Sylvia Rivera (1951-2002)
Sylvia Rivera was a 17-year-old trans woman living on the margins of Greenwich Village when the Stonewall riots began. After running away from home at age 11, she survived through sex work and other means in the rough streets around Times Square. When the riots erupted around Stonewall, Rivera threw herself into the action. “I’m not missing a minute of this—it's the revolution!” she later recalled. Rivera joined Johnson in co-founding STAR, but often clashed with mainstream gay rights organizations that sidelined transgender people. When organizers denied her a speaking spot at the 1973 Christopher Street Liberation Day Rally, the forerunner of Pride celebrations, she stormed the stage and grabbed the mic to deliver one of the movement’s most memorable rebukes: “If it wasn’t for the drag queen, there would be no gay liberation movement. We’re the front-liners.”
Craig Rodwell (1940-1993)
While others threw bottles, Craig Rodwell printed flyers. During the riots, the Chicago native produced and distributed leaflets condemning the Mafia’s role in gay bars, denouncing police harassment and calling for LGBTQ+ rights. He had always had a literary bent: Two years earlier, he founded the Oscar Wilde Memorial Bookshop, the first East Coast bookstore devoted to gay and lesbian authors. His biggest impact came after the riots, when he helped transform an annual July Fourth gay rights demonstration into a commemoration of the uprising’s first anniversary. “It was gay liberation displacing the national birthday as the central protest for the movement,” says Stein, noting that the 1970 tribute soon evolved into the annual Gay Pride celebration. “That's what really cemented Stonewall’s status as the significant event in LGBTQ+ history, the fact that we reinforce it every June with commemorative marches and protests and events nationally and now internationally.”

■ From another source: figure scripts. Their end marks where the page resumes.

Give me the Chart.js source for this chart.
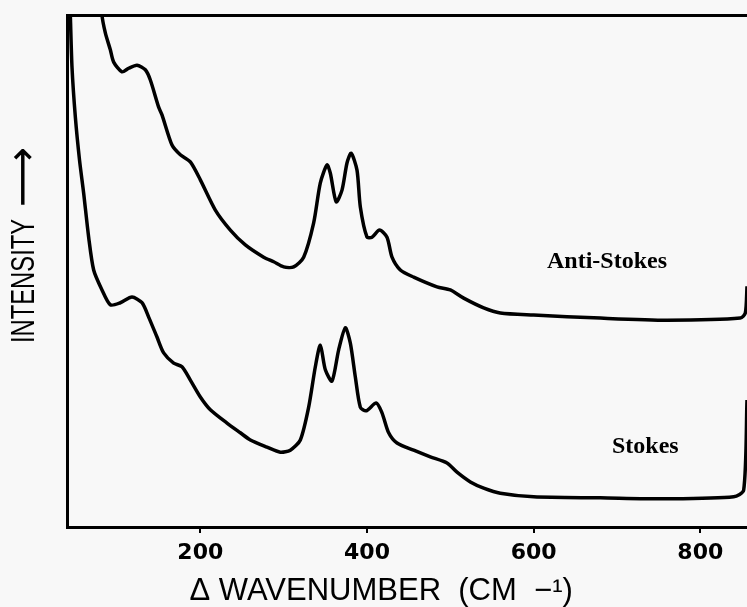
<!DOCTYPE html>
<html>
<head>
<meta charset="utf-8">
<script src="https://cdn.jsdelivr.net/npm/chart.js@4"></script>
<style>
  html, body { margin: 0; padding: 0; background: #f8f8f8; }
  #wrap { width: 747px; height: 607px; }
</style>
</head>
<body>
<div id="wrap"><canvas id="grafico"></canvas></div>
<script>
// valores (x = cm-1, y = intensidad relativa 0-100)
const antiX = [78, 82, 86, 92, 96, 106, 114, 124, 134, 140, 150, 154, 166, 176, 188, 200, 218, 236, 254, 276, 288, 300, 312, 324, 336, 344, 352, 356, 363, 370, 376, 381, 388, 392, 400, 406, 415, 424, 430, 440, 456, 484, 500, 516, 540, 560, 600, 680, 760, 848, 854, 856];
const antiY = [115, 100, 96.5, 93.2, 90.8, 88.9, 89.6, 90.2, 89.3, 87.3, 82.0, 80.5, 74.6, 72.7, 71.3, 67.8, 61.9, 58.0, 55.1, 52.7, 51.8, 50.8, 50.8, 52.7, 59.4, 67.2, 70.7, 69.1, 63.5, 65.8, 71.1, 73.0, 69.7, 62.5, 56.6, 56.6, 58.0, 56.6, 52.7, 50.2, 48.8, 46.9, 46.3, 44.7, 42.8, 41.8, 41.4, 40.8, 40.4, 40.8, 41.8, 47];

const stokesX = [43, 44, 46, 50, 55, 60, 66, 72, 82, 92, 104, 118, 130, 138, 148, 156, 168, 178, 188, 200, 212, 232, 248, 260, 280, 296, 308, 320, 330, 338, 344, 350, 358, 366, 374, 380, 386, 392, 399, 411, 418, 426, 436, 456, 476, 496, 508, 524, 540, 560, 600, 680, 760, 840, 852, 856];
const stokesY = [105, 100, 89.8, 80.1, 71.7, 65.2, 56.6, 50.2, 46.3, 43.4, 43.8, 44.9, 43.8, 41.0, 37.1, 34.0, 32.0, 31.3, 28.7, 25.4, 22.9, 20.3, 18.4, 17.0, 15.6, 14.6, 15.0, 17.0, 23.4, 31.3, 35.5, 30.7, 28.5, 34.6, 38.9, 35.9, 29.3, 23.4, 22.7, 24.2, 22.3, 18.4, 16.4, 15.0, 13.7, 12.5, 10.7, 8.8, 7.6, 6.6, 5.9, 5.7, 5.5, 5.9, 7.2, 24.8];

const xTicks = [200, 400, 600, 800];

// etiquetas de cada curva: [texto, x, y]
const etiquetas = [
  ['Anti-Stokes', 688, 51.8],
  ['Stokes', 734, 15.6]
];

const aPuntos = (xs, ys) => xs.map((x, i) => ({ x, y: ys[i] }));

const textosPlugin = {
  id: 'textos',
  afterDraw(chart) {
    const { ctx, scales } = chart;
    ctx.save();
    ctx.fillStyle = '#000';
    // nombres de las curvas
    ctx.font = 'bold 24px "Liberation Serif", serif';
    ctx.textAlign = 'center';
    ctx.textBaseline = 'middle';
    etiquetas.forEach(([txt, x, y]) => {
      ctx.fillText(txt, scales.x.getPixelForValue(x), scales.y.getPixelForValue(y));
    });
    // titulo del eje y, letra angosta como en el original
    ctx.translate(25, 343);
    ctx.rotate(-Math.PI / 2);
    ctx.textAlign = 'left';
    ctx.save();
    ctx.scale(0.72, 1);
    ctx.font = '33px "Liberation Sans", sans-serif';
    ctx.fillText('INTENSITY', 0, 0);
    ctx.restore();
    ctx.font = '42px "DejaVu Sans", sans-serif';
    ctx.fillText('\u27F6', 136, 0);
    ctx.restore();
  }
};

const serie = (data) => ({
  data,
  borderColor: '#000',
  borderWidth: 3.5,
  pointRadius: 0,
  tension: 0.25,
  fill: false
});

new Chart(document.getElementById('grafico'), {
  type: 'line',
  data: {
    datasets: [serie(aPuntos(antiX, antiY)), serie(aPuntos(stokesX, stokesY))]
  },
  options: {
    responsive: true,
    maintainAspectRatio: false,
    animation: false,
    plugins: { legend: { display: false }, tooltip: { enabled: false } },
    scales: {
      x: {
        type: 'linear',
        min: 40,
        max: 856,
        afterBuildTicks: (s) => { s.ticks = xTicks.map(v => ({ value: v })); },
        afterFit: (s) => { s.height = 80; },
        border: { display: true, color: '#000', width: 3 },
        grid: { display: true, drawOnChartArea: false, tickLength: 6, color: '#000', lineWidth: 2 },
        ticks: {
          color: '#000',
          padding: 7,
          font: { family: '"DejaVu Sans", sans-serif', size: 22, weight: 'bold' },
          callback: (v) => v
        },
        title: {
          display: true,
          text: '\u0394 WAVENUMBER \u00A0(CM \u00A0\u2212\u00B9)\u00A0\u00A0\u00A0\u00A0\u00A0\u00A0',
          color: '#000',
          padding: { top: 0, bottom: 0 },
          font: { family: '"Liberation Sans", sans-serif', size: 31, lineHeight: 1 }
        }
      },
      xTop: {
        type: 'linear',
        position: 'top',
        min: 40,
        max: 856,
        afterFit: (s) => { s.height = 15; },
        border: { display: true, color: '#000', width: 3 },
        grid: { display: false },
        ticks: { display: false }
      },
      y: {
        min: 0,
        max: 100,
        afterFit: (s) => { s.width = 67; },
        border: { display: true, color: '#000', width: 3 },
        grid: { display: false },
        ticks: { display: false }
      }
    }
  },
  plugins: [textosPlugin]
});
</script>
</body>
</html>
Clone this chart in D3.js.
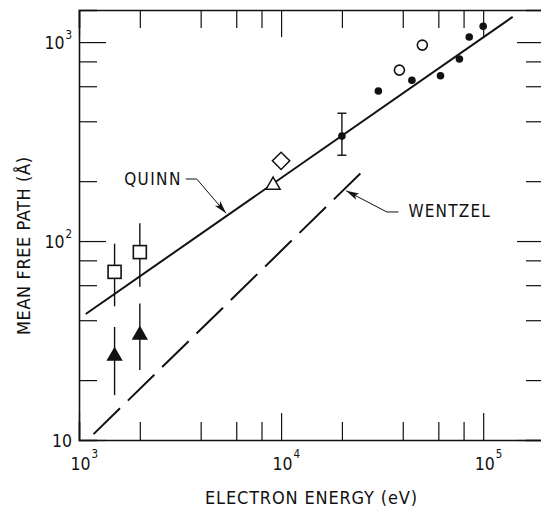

Stormé DeLarvarie (1920-2014)
Born in New Orleans to a Black mother and a white father, Stormé DeLarvarie made her name touring nationally and internationally with the Jewel Box Revue, a racially integrated drag troupe in which she performed as a tuxedo-clad drag king and emcee. A butch lesbian with a striking baritone voice, she frequently ran afoul of police enforcing laws that required people to wear at least three items of clothing associated with their supposed gender; officers detained her whether she wore a dress or a suit and tie. Historians continue to debate her exact role during the Stonewall uprising, but some witnesses credited her resistance to arrest with helping galvanize the crowd. In the years that followed, DeLarverie emerged as a guardian of Greenwich Village’s lesbian community and street youth, patrolling the streets, sometimes with a concealed rifle, confronting harassment whenever she encountered it.
Marty Robinson (1942-1992)
On the second night of the rebellion, Brooklyn carpenter Marty Robinson stood at the front door of the Stonewall Inn alongside lesbian activist Martha Shelley and urged the assembled crowd to resist oppression. He spent the next several decades doing exactly that, becoming one of the movement’s most inventive strategists. Robinson helped found or lead several influential organizations, including the Gay Activist Alliance, the National Gay Task Force, GLAAD and, during the height of the 1980s AIDS crisis, ACT UP. He became known for the “zap,” a surprise public confrontation designed to force politicians or corporate leaders to address gay rights issues in front of the media. “He pioneered a new kind of strategic, media-savvy, direct-action approach to LGBT activism,” Stein says.